Die Kritik an der EZB-Geldpolitik wird immer stärker. "EZB auf dem Weg zum Kontrollverlust?", fragt zum Beispiel sogar die Tagesschau. Sie zitiert den Experten Friedrich Heinemann, der auf die europäischen Verträge verweist: "Hier findet sich eine klare Antwort, wie die EZB in einer solchen Situation zu entscheiden hat: Die Preisstabilität ist das vorrangige Ziel, diesem sind andere Ziele untergeordnet."
Jeder Monat des Zauderns füge der Reputation dieser wichtigen europäischen Institution Schaden zu, meint er.

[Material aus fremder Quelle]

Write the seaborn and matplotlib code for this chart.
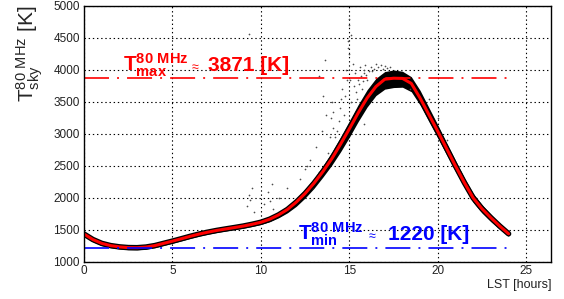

Offensichtlich ignoriert man in Frankfurt, was in den Verträgen steht.
So wird auch darauf verwiesen, dass natürlich der Euro weiter unter der Geldpolitik leidet. Steigen die Zinsen in den USA, fließt natürlich Kapital in diese Richtung ab, womit der Dollar gestärkt und der Euro geschwächt wird.
So ist es kein Wunder, dass mit der Zinsentscheidung der Euro gegenüber dem US-Dollar weiter nachgegeben hat. Das führt natürlich dazu, da Energie auf dem Weltmarkt in Dollar gehandelt wird, dass sich Öl und Gas für Verbraucher im Euroraum weiter verteuern, auch wenn deren Preis nicht ansteigen.
Damit hat die EZB, anders als sie suggeriert, sehr wohl auch eine Möglichkeit dämpfend auf die Energiepreise und damit über diesen Hebel auch dämpfend auf die Inflation einzuwirken. Die EZB stieg, als Energie noch billig war, in den Währungskrieg ein.